2016, The Bull Market for “Gold Bugs”
$ABX, $GOLD, $KGC
Y 2016 has turned out to be a strong Bull Market for Gold Bugs that was not expected by most at the end of Y 2015.
YTD we have seen many of the world’s top Gold miner and Gold producer stocks rise 100%, 200% +.
Analysts in the sector did not see QE (quantitative easing) driving gains for Gold.
Last week saw Jefferies raise both its Gold forecast for Y 2016 and for some of the top stocks.
Barrick Gold Corp. (NYSE:ABX), Jefferies has became much more Bullish than the rest of Wall Street firms covering the stock. One of the drivers is that Jefferies has raised its Gold forecast to a near-term peak of 1,400 oz, and it has increased its longer-term forecast for gold to 1,300 from 1,200.
Driving this increased Gold price is an ongoing elevated macro risk.
Jefferies sees this as being very favorable for Barrick Gold, and the firm was also more positive on Randgold Resources Ltd. (NASDAQ:GOLD) and Kinross Gold Corp. (NYSE:KGC).

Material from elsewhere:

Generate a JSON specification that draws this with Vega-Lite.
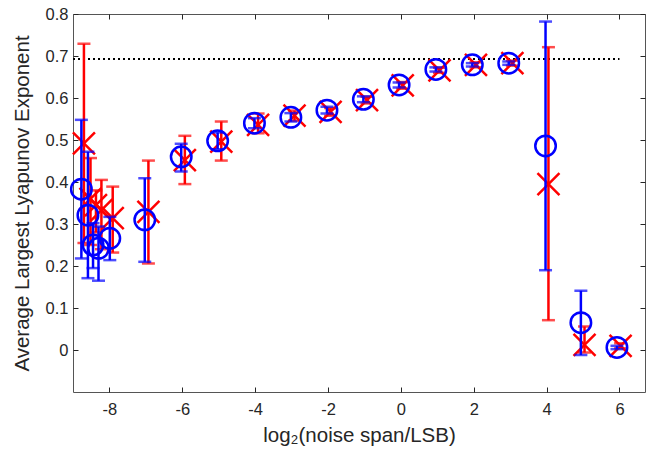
{
  "$schema": "https://vega.github.io/schema/vega-lite/v6.json",
  "width": 572,
  "height": 378,
  "autosize": {"type": "none"},
  "padding": {"left": 73, "top": 14, "right": 7, "bottom": 67},
  "background": "white",
  "config": {
    "view": {"stroke": "#555555", "strokeWidth": 1},
    "axis": {
      "grid": false,
      "domain": false,
      "tickColor": "#262626",
      "tickSize": -5,
      "tickWidth": 1,
      "labelColor": "#262626",
      "labelFont": "Liberation Sans",
      "labelFontSize": 16.5,
      "titleFont": "Liberation Sans",
      "titleFontSize": 20.5,
      "titleFontWeight": "normal",
      "titleColor": "#262626"
    }
  },
  "datasets": {
    "blue": [
      {"x": -8.77, "y": 0.383, "lo": 0.218, "hi": 0.548},
      {"x": -8.59, "y": 0.321, "lo": 0.171, "hi": 0.472},
      {"x": -8.45, "y": 0.250, "lo": 0.195, "hi": 0.302},
      {"x": -8.30, "y": 0.242, "lo": 0.165, "hi": 0.294},
      {"x": -7.99, "y": 0.266, "lo": 0.214, "hi": 0.317},
      {"x": -7.03, "y": 0.310, "lo": 0.210, "hi": 0.409},
      {"x": -6.03, "y": 0.460, "lo": 0.425, "hi": 0.491},
      {"x": -5.03, "y": 0.498, "lo": 0.478, "hi": 0.518},
      {"x": -4.02, "y": 0.540, "lo": 0.528, "hi": 0.552},
      {"x": -3.02, "y": 0.554, "lo": 0.544, "hi": 0.564},
      {"x": -2.03, "y": 0.571, "lo": 0.563, "hi": 0.579},
      {"x": -1.03, "y": 0.597, "lo": 0.590, "hi": 0.604},
      {"x": -0.05, "y": 0.631, "lo": 0.625, "hi": 0.637},
      {"x": 0.96, "y": 0.668, "lo": 0.663, "hi": 0.673},
      {"x": 1.96, "y": 0.679, "lo": 0.675, "hi": 0.683},
      {"x": 2.96, "y": 0.683, "lo": 0.679, "hi": 0.687},
      {"x": 3.97, "y": 0.486, "lo": 0.190, "hi": 0.782},
      {"x": 4.94, "y": 0.065, "lo": -0.012, "hi": 0.141},
      {"x": 5.93, "y": 0.006, "lo": 0.002, "hi": 0.010}
    ],
    "red": [
      {"x": -8.70, "y": 0.492, "lo": 0.255, "hi": 0.729},
      {"x": -8.52, "y": 0.360, "lo": 0.250, "hi": 0.457},
      {"x": -8.37, "y": 0.345, "lo": 0.280, "hi": 0.380},
      {"x": -8.22, "y": 0.333, "lo": 0.240, "hi": 0.405},
      {"x": -7.91, "y": 0.314, "lo": 0.232, "hi": 0.389},
      {"x": -6.93, "y": 0.329, "lo": 0.206, "hi": 0.451},
      {"x": -5.93, "y": 0.452, "lo": 0.395, "hi": 0.510},
      {"x": -4.93, "y": 0.496, "lo": 0.451, "hi": 0.544},
      {"x": -3.92, "y": 0.536, "lo": 0.516, "hi": 0.563},
      {"x": -2.92, "y": 0.558, "lo": 0.546, "hi": 0.570},
      {"x": -1.93, "y": 0.567, "lo": 0.558, "hi": 0.576},
      {"x": -0.93, "y": 0.595, "lo": 0.587, "hi": 0.603},
      {"x": 0.05, "y": 0.630, "lo": 0.622, "hi": 0.638},
      {"x": 1.06, "y": 0.666, "lo": 0.660, "hi": 0.672},
      {"x": 2.06, "y": 0.679, "lo": 0.673, "hi": 0.685},
      {"x": 3.06, "y": 0.683, "lo": 0.677, "hi": 0.689},
      {"x": 4.05, "y": 0.395, "lo": 0.071, "hi": 0.721},
      {"x": 5.04, "y": 0.012, "lo": -0.006, "hi": 0.056},
      {"x": 6.03, "y": 0.010, "lo": 0.004, "hi": 0.016}
    ],
    "ref": [{"x": -9, "x2": 6, "y": 0.693}]
  },
  "layer": [
    {
      "data": {"name": "ref"},
      "mark": {"type": "rule", "color": "black", "strokeWidth": 2, "strokeDash": [2, 3]},
      "encoding": {
        "x": {"field": "x", "type": "quantitative", "scale": {"domain": [-9, 6.7], "nice": false, "zero": false},
              "axis": {"title": "log₂(noise span/LSB)", "values": [-8, -6, -4, -2, 0, 2, 4, 6],
                       "labelExpr": "datum.value < 0 ? '-' + abs(datum.value) : '' + datum.value",
                       "labelPadding": 14, "titlePadding": 8}},
        "x2": {"field": "x2"},
        "y": {"field": "y", "type": "quantitative", "scale": {"domain": [-0.1, 0.8], "nice": false, "zero": false},
              "axis": {"title": "Average Largest Lyapunov Exponent", "values": [0, 0.1, 0.2, 0.3, 0.4, 0.5, 0.6, 0.7, 0.8],
                       "labelExpr": "datum.value == 0 ? '0' : format(datum.value, '.1f')",
                       "labelPadding": 10, "titlePadding": 13}}
      }
    },
    {
      "data": {"name": "ref"},
      "mark": {"type": "rule", "opacity": 0},
      "encoding": {
        "x": {"field": "x", "type": "quantitative", "scale": {"domain": [-9, 6.7], "nice": false, "zero": false},
              "axis": {"orient": "top", "labels": false, "title": null, "values": [-8, -6, -4, -2, 0, 2, 4, 6]}},
        "y": {"field": "y", "type": "quantitative", "scale": {"domain": [-0.1, 0.8], "nice": false, "zero": false},
              "axis": {"orient": "right", "labels": false, "title": null, "values": [0, 0.1, 0.2, 0.3, 0.4, 0.5, 0.6, 0.7, 0.8]}}
      }
    },
    {
      "data": {"name": "red"},
      "mark": {"type": "rule", "color": "#ff0000", "strokeWidth": 2.5},
      "encoding": {
        "x": {"field": "x", "type": "quantitative", "axis": null},
        "y": {"field": "lo", "type": "quantitative", "axis": null},
        "y2": {"field": "hi"}
      }
    },
    {
      "data": {"name": "red"},
      "mark": {"type": "tick", "orient": "horizontal", "color": "#ff0000", "size": 13, "thickness": 2.5},
      "encoding": {
        "x": {"field": "x", "type": "quantitative", "axis": null},
        "y": {"field": "lo", "type": "quantitative", "axis": null}
      }
    },
    {
      "data": {"name": "red"},
      "mark": {"type": "tick", "orient": "horizontal", "color": "#ff0000", "size": 13, "thickness": 2.5},
      "encoding": {
        "x": {"field": "x", "type": "quantitative", "axis": null},
        "y": {"field": "hi", "type": "quantitative", "axis": null}
      }
    },
    {
      "data": {"name": "red"},
      "mark": {"type": "point", "shape": "M-1,-1L1,1M1,-1L-1,1", "filled": false, "stroke": "#ff0000", "strokeWidth": 2.5, "size": 484, "opacity": 1},
      "encoding": {
        "x": {"field": "x", "type": "quantitative", "axis": null},
        "y": {"field": "y", "type": "quantitative", "axis": null}
      }
    },
    {
      "data": {"name": "blue"},
      "mark": {"type": "rule", "color": "#0000ff", "strokeWidth": 2.5},
      "encoding": {
        "x": {"field": "x", "type": "quantitative", "axis": null},
        "y": {"field": "lo", "type": "quantitative", "axis": null},
        "y2": {"field": "hi"}
      }
    },
    {
      "data": {"name": "blue"},
      "mark": {"type": "tick", "orient": "horizontal", "color": "#0000ff", "size": 13, "thickness": 2.5},
      "encoding": {
        "x": {"field": "x", "type": "quantitative", "axis": null},
        "y": {"field": "lo", "type": "quantitative", "axis": null}
      }
    },
    {
      "data": {"name": "blue"},
      "mark": {"type": "tick", "orient": "horizontal", "color": "#0000ff", "size": 13, "thickness": 2.5},
      "encoding": {
        "x": {"field": "x", "type": "quantitative", "axis": null},
        "y": {"field": "hi", "type": "quantitative", "axis": null}
      }
    },
    {
      "data": {"name": "blue"},
      "mark": {"type": "point", "shape": "circle", "filled": false, "stroke": "#0000ff", "strokeWidth": 2.5, "size": 420, "opacity": 1},
      "encoding": {
        "x": {"field": "x", "type": "quantitative", "axis": null},
        "y": {"field": "y", "type": "quantitative", "axis": null}
      }
    }
  ],
  "resolve": {"axis": {"x": "independent", "y": "independent"}}
}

The firm sees the environment having materially improved and that is even with the possibility of Gold prices remaining at or even modestly below the current mark.
Jefferies believes that the more leveraged miners, such as Barrick and Kinross, should obviously benefit most.
The team said: “In the case of Barrick, the conversion of debt to equity via free cash flow is a clear positive, and this conversion will be accelerated at a gold price of at least $1,300/oz. In the case of Kinross, valuation based on our new gold price forecasts is inexpensive and more than offsets the associated risks (this was not the case assuming $1,200/oz gold). Randgold stands out amongst its UK peers with best in class liquidity, quality operations and a premium valuation we expect to persist as the gold price moves higher into 2H16… the outlook for these three gold mining equities has materially improved. Importantly, our Buy recommendations on Barrick and Randgold do not depend on gold continuing to rise for the long term. A flat price environment should be more than good enough for these shares to perform well.
Additional drivers for the gold market were investment demand and gold being an uncorrelated asset in diversified portfolios. The Jefferies team does acknowledge risks. They feel that gold share prices (gold stocks) will be volatile, but they are telling their clients to own these shares for the long run. The Jefferies report said:
We expect Gold shares to be volatile as investor sentiment swings from risk-on to risk-off. But over a longer term horizon, we expect these shares to perform well, and we would buy them for the long run now. Barrick and Acacia are our top picks in global Gold mining.”
Barrick Gold saw its rating raised to Buy from Hold and its price target raised to $26 from $15 in that call. The new 26 target is 5.50 higher than the consensus analyst target of 20.46. Barrick has a 52-wk trading range of 5.91 – 23.47. It is one of the top miners in the world for gold, with a market cap of $24.5-B.
Randgold Resources (NYSE:GOLD) trades as American depository shares in New York. GOLD has a 52-wk trading range of 54.88 – 126.55. Its market cap is $11-B, and its consensus price target is 118.64.
Kinross Gold (NYSE:KGC) was raised to Hold from Underperform and its price target was raised to 6 from 4. Its 52-wk trading range is 1.31 – 5.82, and its consensus price target is 6.02.